Com a divulgação da tabela com as tarifas “recíprocas” que o governo Trump iria impor, dois pontos assustaram: a tarifa elevada sobre alguns importantes parceiros comerciais, como China, Japão e União Europeia; e os cálculos de bancos americanos sobre a tarifa média que passará a ser cobrada pelos EUA: entre 21% e 23%, a depender do método de cálculo utilizado. Em resumo: a tarifação total a ser implementada pelo governo americano superou até mesmo o cenário pessimista do mercado.
Não foi surpresa, assim, a reação ultranegativa dos investidores que, em um primeiro momento, ficou circunscrita aos ativos americanos, mas, depois, se espalhou para os ativos de risco no geral. Entre quinta e sexta-feira, importantes players do mercado começaram a calcular os potenciais impactos das tarifas sobre a economia global e o resultado foi preocupante. Já na noite de quinta-feira, o J.P. Morgan elevou a possibilidade de recessão global de 40% para 60% e, na noite de sexta-feira, revisou seu cenário econômico para os EUA.
O economista-chefe para EUA do banco, Michael Feroli, agora espera que o Produto Interno Bruto (PIB) americano sofra uma contração de 0,3% neste ano. Antes, a expectativa do J.P. Morgan era de um crescimento de 1,3%.
Não foi uma semana fácil para quem estava apostando na valorização nas bolsas de valores ao redor do globo, sobretudo nas ações americanas. Em Wall Street, o índice S&P 500 registrou o pior desempenho semanal desde a pandemia de covid-19, no início de 2020, em um demonstrativo da forte aversão a risco que dominou os mercados. Na sexta-feira (4), o índice chegou a cair mais de 6% em alguns momentos da sessão. O índice de volatilidade VIX, considerado o “termômetro do medo” dos mercados em Nova York, disparou e encerrou a semana com 45,31 pontos, também no maior nível desde a pandemia.
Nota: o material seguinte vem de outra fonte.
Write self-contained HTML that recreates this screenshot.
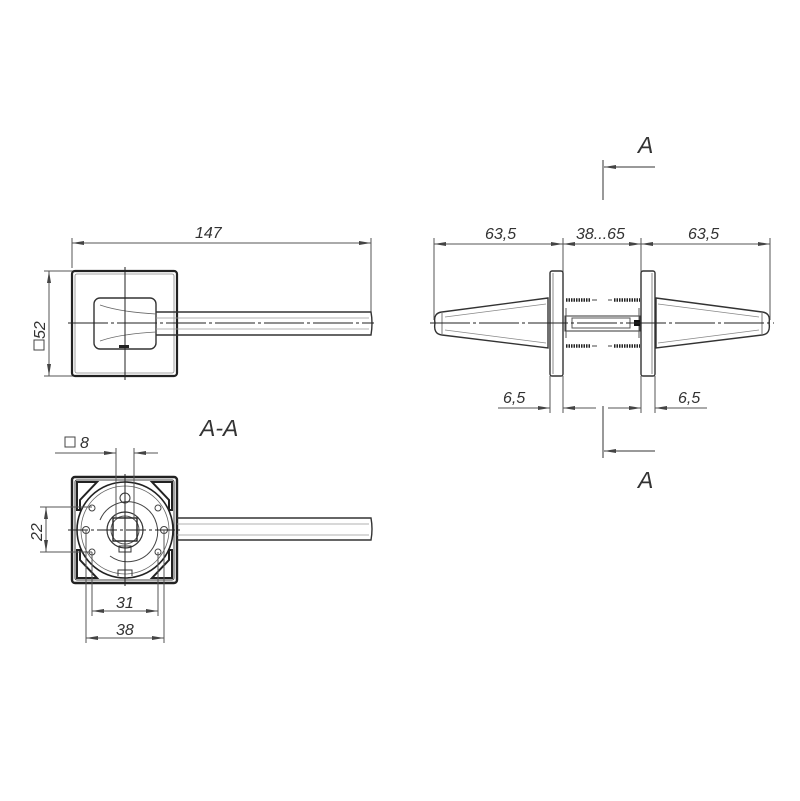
<!DOCTYPE html>
<html><head><meta charset="utf-8"><style>
html,body{margin:0;padding:0;background:#fff;}
svg{display:block;}
text{font-family:"Liberation Sans",sans-serif;font-style:italic;fill:#333;}
</style></head><body>
<svg width="800" height="801" viewBox="0 0 800 801" xmlns="http://www.w3.org/2000/svg">
<defs>
<marker id="a" viewBox="0 0 12 6" refX="12" refY="3" markerWidth="12" markerHeight="6" orient="auto-start-reverse" markerUnits="userSpaceOnUse"><path d="M0,1 L12,3 L0,5 Z" fill="#444"/></marker>
</defs>
<g stroke="#555" stroke-width="1" fill="none">
<!-- TOP VIEW -->
<line x1="72" y1="238" x2="72" y2="268"/>
<line x1="371" y1="238" x2="371" y2="312"/>
<line x1="72" y1="243" x2="371" y2="243" marker-start="url(#a)" marker-end="url(#a)"/>
<line x1="44" y1="271" x2="73" y2="271"/>
<line x1="44" y1="376" x2="73" y2="376"/>
<line x1="49" y1="271" x2="49" y2="376" marker-start="url(#a)" marker-end="url(#a)"/>
<rect x="72" y="271" width="105" height="105" rx="3" stroke="#222" stroke-width="2.2"/>
<rect x="75" y="274" width="99" height="99" rx="2" stroke="#888" stroke-width="0.8"/>
<rect x="94" y="298" width="62" height="51" rx="6" stroke="#333" stroke-width="1.4"/>
<path d="M156,312 L371,312 Q373,323 371,335 L156,335" stroke="#333" stroke-width="1.4"/>
<path d="M100,305 Q120,312 156,314 M100,341 Q120,334 156,332" stroke="#666" stroke-width="0.8"/>
<line x1="156" y1="318" x2="369" y2="318" stroke="#999" stroke-width="0.8"/>
<line x1="156" y1="329" x2="369" y2="329" stroke="#999" stroke-width="0.8"/>
<line x1="68" y1="323" x2="374" y2="323" stroke="#222" stroke-dasharray="40,3,3,3"/>
<line x1="125" y1="267" x2="125" y2="380" stroke="#222"/>
<rect x="119" y="345" width="10" height="3" fill="#222" stroke="none"/>

<!-- SIDE VIEW -->
<line x1="434" y1="238" x2="434" y2="320"/>
<line x1="563" y1="238" x2="563" y2="272"/>
<line x1="641" y1="238" x2="641" y2="272"/>
<line x1="770" y1="238" x2="770" y2="320"/>
<line x1="434" y1="244" x2="563" y2="244" marker-start="url(#a)" marker-end="url(#a)"/>
<line x1="563" y1="244" x2="641" y2="244" marker-start="url(#a)" marker-end="url(#a)"/>
<line x1="641" y1="244" x2="770" y2="244" marker-start="url(#a)" marker-end="url(#a)"/>
<path d="M548,298 L442,312 Q433,313 435,323 Q433,334 442,335 L548,348 Z" stroke="#333" stroke-width="1.4"/>
<line x1="442" y1="312" x2="442" y2="335" stroke="#777"/>
<path d="M445,317 L546,304 M445,330 L546,343" stroke="#888" stroke-width="0.8"/>
<rect x="550" y="271" width="13" height="105" rx="2" stroke="#333" stroke-width="1.4"/>
<line x1="553" y1="273" x2="553" y2="374" stroke="#888"/>
<path d="M656,298 L762,312 Q771,313 769,323 Q771,334 762,335 L656,348 Z" stroke="#333" stroke-width="1.4"/>
<line x1="762" y1="312" x2="762" y2="335" stroke="#777"/>
<path d="M759,317 L658,304 M759,330 L658,343" stroke="#888" stroke-width="0.8"/>
<rect x="641" y="271" width="14" height="105" rx="2" stroke="#333" stroke-width="1.4"/>
<line x1="652" y1="273" x2="652" y2="374" stroke="#888"/>
<g stroke="#222" stroke-width="3.5" stroke-dasharray="1.5,1">
<line x1="566" y1="300" x2="590" y2="300"/><line x1="566" y1="346" x2="590" y2="346"/>
<line x1="614" y1="300" x2="640" y2="300"/><line x1="614" y1="346" x2="640" y2="346"/>
</g>
<g stroke="#444" stroke-width="1"><line x1="592" y1="300" x2="597" y2="300"/><line x1="592" y1="346" x2="597" y2="346"/><line x1="608" y1="300" x2="612" y2="300"/><line x1="608" y1="346" x2="612" y2="346"/></g>
<rect x="565" y="316" width="75" height="15" stroke="#333"/>
<rect x="572" y="318" width="58" height="10" stroke="#555"/>
<line x1="566" y1="308" x2="566" y2="338"/><line x1="639" y1="308" x2="639" y2="338"/>
<rect x="634" y="320" width="6" height="6" fill="#111" stroke="none"/>
<line x1="430" y1="323" x2="774" y2="323" stroke="#222" stroke-dasharray="40,3,3,3"/>
<line x1="550" y1="376" x2="550" y2="413"/><line x1="563" y1="376" x2="563" y2="413"/>
<line x1="641" y1="376" x2="641" y2="413"/><line x1="655" y1="376" x2="655" y2="413"/>
<line x1="498" y1="408" x2="550" y2="408" marker-end="url(#a)"/>
<line x1="596" y1="408" x2="563" y2="408" marker-end="url(#a)"/>
<line x1="608" y1="408" x2="641" y2="408" marker-end="url(#a)"/>
<line x1="707" y1="408" x2="655" y2="408" marker-end="url(#a)"/>
<line x1="603" y1="160" x2="603" y2="200" stroke="#333"/>
<line x1="655" y1="167" x2="604" y2="167" stroke="#333" marker-end="url(#a)"/>
<line x1="603" y1="406" x2="603" y2="458" stroke="#333"/>
<line x1="655" y1="451" x2="604" y2="451" stroke="#333" marker-end="url(#a)"/>

<!-- SECTION VIEW -->
<rect x="72" y="477" width="105" height="106" rx="3" stroke="#222" stroke-width="2.4"/>
<rect x="75" y="480" width="99" height="100" rx="2" stroke="#444" stroke-width="1"/>
<path d="M177,518 L371,518 Q373,529 371,540 L177,540" stroke="#333" stroke-width="1.4"/>
<line x1="177" y1="524" x2="369" y2="524" stroke="#999" stroke-width="0.8"/>
<line x1="177" y1="535" x2="369" y2="535" stroke="#999" stroke-width="0.8"/>
<circle cx="125" cy="530" r="48" stroke="#222" stroke-width="1.6"/>
<circle cx="125" cy="530" r="44" stroke="#666" stroke-width="0.8"/>
<g stroke="#222" stroke-width="2">
<path d="M77,482 L97,482 L80,500 L80,510 L77,510 Z"/>
<path d="M172,482 L152,482 L169,500 L169,510 L172,510 Z"/>
<path d="M77,578 L97,578 L80,560 L80,550 L77,550 Z"/>
<path d="M172,578 L152,578 L169,560 L169,550 L172,550 Z"/>
</g>
<path d="M118,576 L118,570 L132,570 L132,576" stroke="#333"/>
<path d="M100,520 A30,30 0 1 1 110,556" stroke="#444"/>
<circle cx="125" cy="530" r="18" stroke="#333" stroke-width="1.2"/>
<circle cx="125" cy="530" r="14" stroke="#555"/>
<rect x="113" y="518" width="24" height="23" stroke="#222" stroke-width="1.4"/>
<circle cx="125" cy="498" r="5" stroke="#333"/>
<rect x="119" y="546" width="12" height="6" stroke="#333"/>
<g stroke="#444"><circle cx="92" cy="508" r="3"/><circle cx="158" cy="508" r="3"/><circle cx="92" cy="552" r="3"/><circle cx="158" cy="552" r="3"/><circle cx="86" cy="530" r="3.5"/><circle cx="164" cy="530" r="3.5"/></g>
<line x1="68" y1="530" x2="180" y2="530" stroke="#222" stroke-dasharray="20,3,3,3"/>
<line x1="125" y1="474" x2="125" y2="586" stroke="#222"/>
<line x1="116" y1="448" x2="116" y2="520"/><line x1="134" y1="448" x2="134" y2="520"/>
<line x1="55" y1="453" x2="116" y2="453" marker-end="url(#a)"/>
<line x1="158" y1="453" x2="134" y2="453" marker-end="url(#a)"/>
<line x1="40" y1="507" x2="92" y2="507"/><line x1="40" y1="552" x2="92" y2="552"/>
<line x1="46" y1="507" x2="46" y2="552" marker-start="url(#a)" marker-end="url(#a)"/>
<line x1="92" y1="552" x2="92" y2="616"/><line x1="158" y1="552" x2="158" y2="616"/>
<line x1="86" y1="530" x2="86" y2="643"/><line x1="164" y1="530" x2="164" y2="643"/>
<line x1="92" y1="611" x2="158" y2="611" marker-start="url(#a)" marker-end="url(#a)"/>
<line x1="86" y1="638" x2="164" y2="638" marker-start="url(#a)" marker-end="url(#a)"/>
</g>
<g font-size="16">
<text x="195" y="238">147</text>
<text x="485" y="239">63,5</text>
<text x="576" y="239">38...65</text>
<text x="688" y="239">63,5</text>
<text x="503" y="403">6,5</text>
<text x="678" y="403">6,5</text>
<text x="116" y="608">31</text>
<text x="116" y="635">38</text>
<text x="80" y="448">8</text>
<text transform="translate(45,339) rotate(-90)">52</text>
<text transform="translate(42,541) rotate(-90)">22</text>
</g>
<g fill="none" stroke="#444"><rect x="65" y="437" width="10" height="10"/><rect x="34" y="340" width="10" height="10"/></g>
<text x="200" y="436" font-size="23">A-A</text>
<text x="638" y="153" font-size="23">A</text>
<text x="638" y="488" font-size="23">A</text>
</svg>
</body></html>
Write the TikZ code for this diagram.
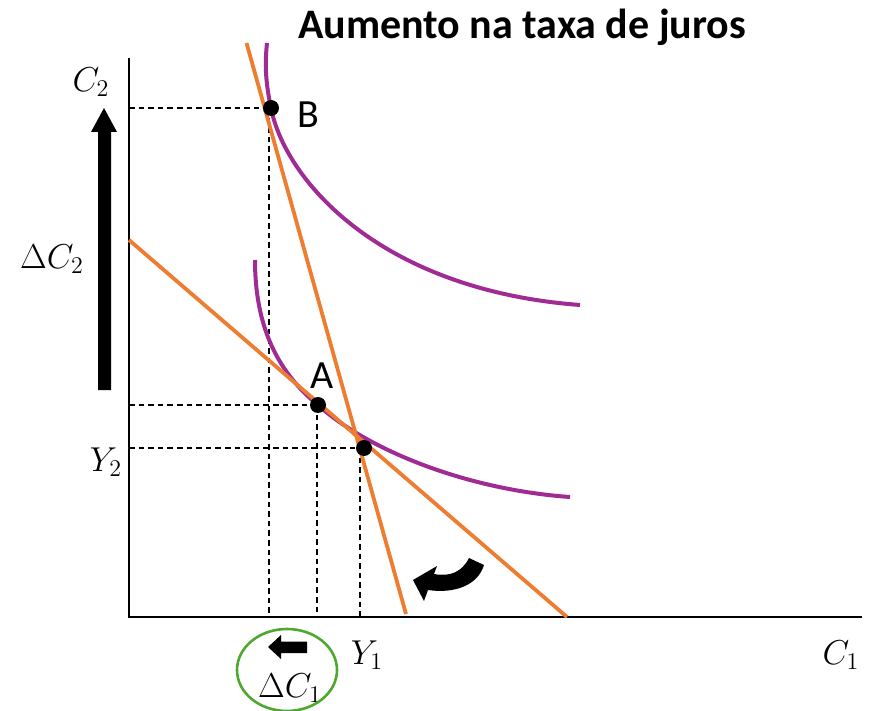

Nas bolsas europeias, o setor financeiro pesou duramente, com perdas relevantes das ações dos bancos da região. No fim da semana, o índice pan-europeu Stoxx 600 acumulou queda de 7,04%, na medida em que as preocupações com o crescimento da zona do euro, que já eram elevadas antes do “tarifaço” de Trump, podem se agravar ainda mais após as medidas adotadas pelo republicano. No caso brasileiro, o Ibovespa até tentou se segurar na quinta-feira (3) perto da estabilidade, mas o tombo sofrido pelas commodities e o sentimento de aversão a risco generalizado fizeram o indicador terminar a semana em baixa de 3,52%.
Nos mercados de juros, a dinâmica clássica da busca pela proteção dos Treasuries foi novamente vista e, com os preços dos títulos da dívida americana em alta, os rendimentos sofreram forte tombo e até mesmo papéis mais longos passaram a ser negociados com taxas inferiores a 4%.
Há uma expectativa crescente de que, com o tombo previsto para a atividade, o Federal Reserve (Fed) reaja e corte as taxas de juros de forma mais acelerada. Ao menos na sexta-feira, o presidente do Fed, Jerome Powell, manteve uma postura vigilante, que foi vista por alguns agentes como mais “hawkish”. Os contratos futuros dos Fed funds, compilados pelo CME Group, precificam o total de quatro reduções de 0,25 ponto percentual nas taxas de juros americanas ao longo deste ano e já flertam com um quinto corte, que se daria já em maio.
“Aumentar os juros em resposta a aumentos de preços motivados por tarifas seria um resultado indesejável. Por outro lado, o Fed não pode cortar as taxas apenas devido a ameaças tarifárias; ele deve olhar além dos aumentos de preços induzidos pelas tarifas para avaliar o potencial de inflação mais alta”, afirma o economista-chefe para EUA do Société Générale, Stephen Gallagher, ao projetar um corte nos juros em junho outro no segundo semestre, embora ressalte que a ameaça de uma recessão pode acelerar o processo de flexibilização monetária.